Salmon aquaculture should be moved out of sensitive native salmon migratory habitats out of concern for the impact it may have on wild fish, according to Canadian Minister for Fisheries, Oceans, and the Canadian Coast Guard Jonathan Wilkinson. 

In recent public comment,s Wilkinson expressed alarm related to wild salmon stock declines.

“We need to move to area-based management, which means we are actually thinking about siting of these facilities in areas where you don’t run into issues around migration pathways, areas where communities are actually interested in the economic development that comes through [fish farming] rather than in areas where those communities are very much opposed,” Wilkinson told The Globe and Mail.

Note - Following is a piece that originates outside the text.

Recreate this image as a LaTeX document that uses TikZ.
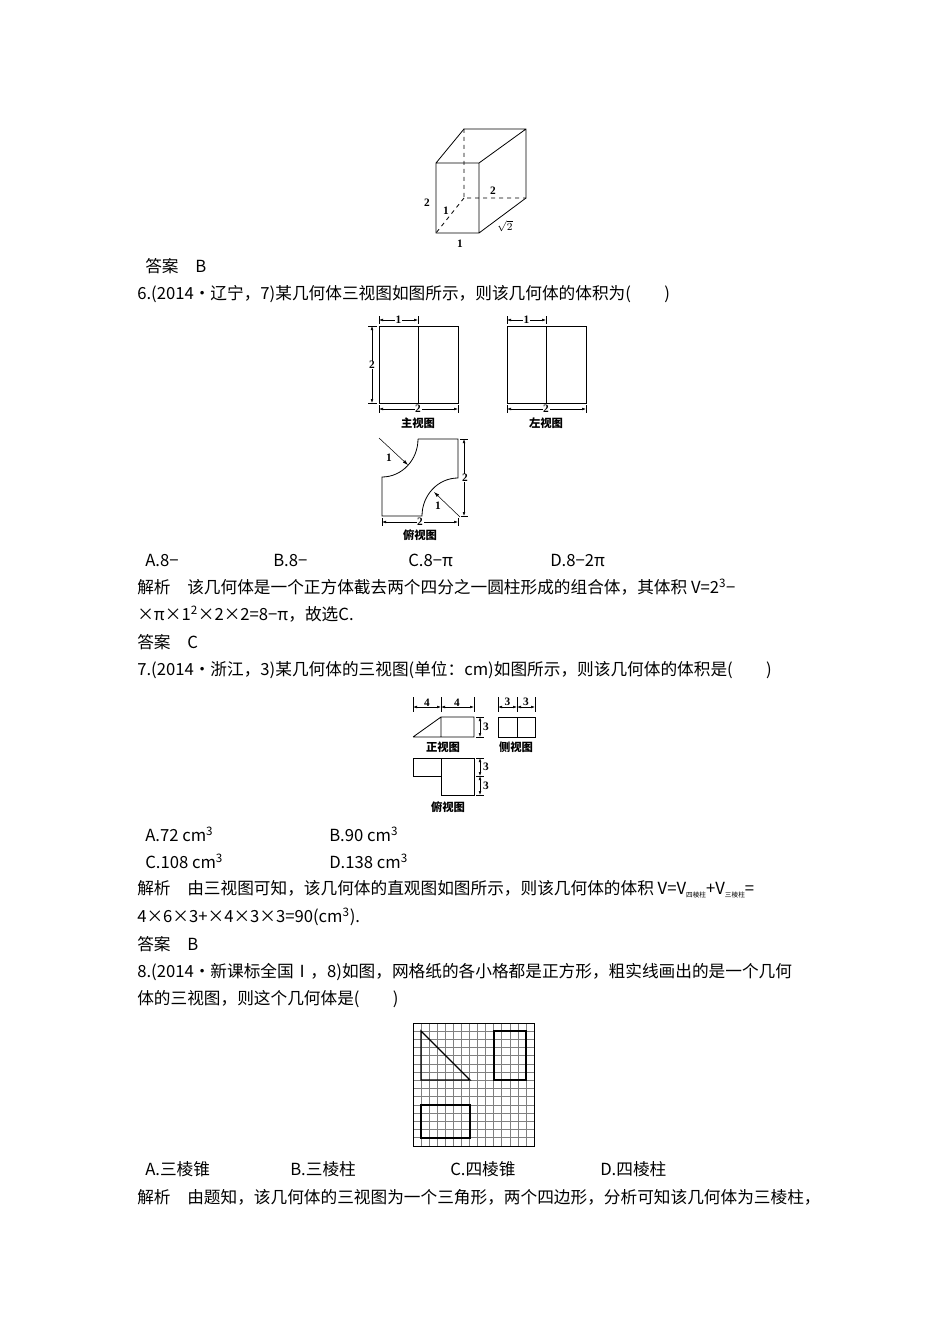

Although the minister’s department is not in agreement about whether net-pen Atlantic salmon farming is a hazard to wild Pacific salmon, Wilkinson’s position is to be safe rather than sorry. 

Last December, First Nations opponents of aquaculture came to an agreement with British Columbia government officials that will see at least 10 fish farms in the Broughton Archipelago –  off the northern coast of Vancouver Island – shut down over the next four years. About one-third of British Columbia’s fish farming takes place in the Archipelago. Under the agreement, half of the production on the peninsula will be closed by 2023, with the remaining farms closed in 2023, unless consent from First Nations is granted. The minister proposed a similar solution for the rest of the farming sites in the territory. 

Wilkinson has acknowledged that fish farming is an important industry in British Columbia, but also has said that his department needs to reassure Canada that aquaculture is safe for wild species. 

Wilkinson was present earlier this month at the send-off of the Russian research vessel Professor Kaganovskiy, which left Vancouver, British Columbia to begin a month-long research trip into Pacific salmon stocks in the Gulf of Alaska. The expedition is being run by the North Pacific Anadromous Fish Commission, comprised of the five Pacific salmon producing countries, of which Canada is one.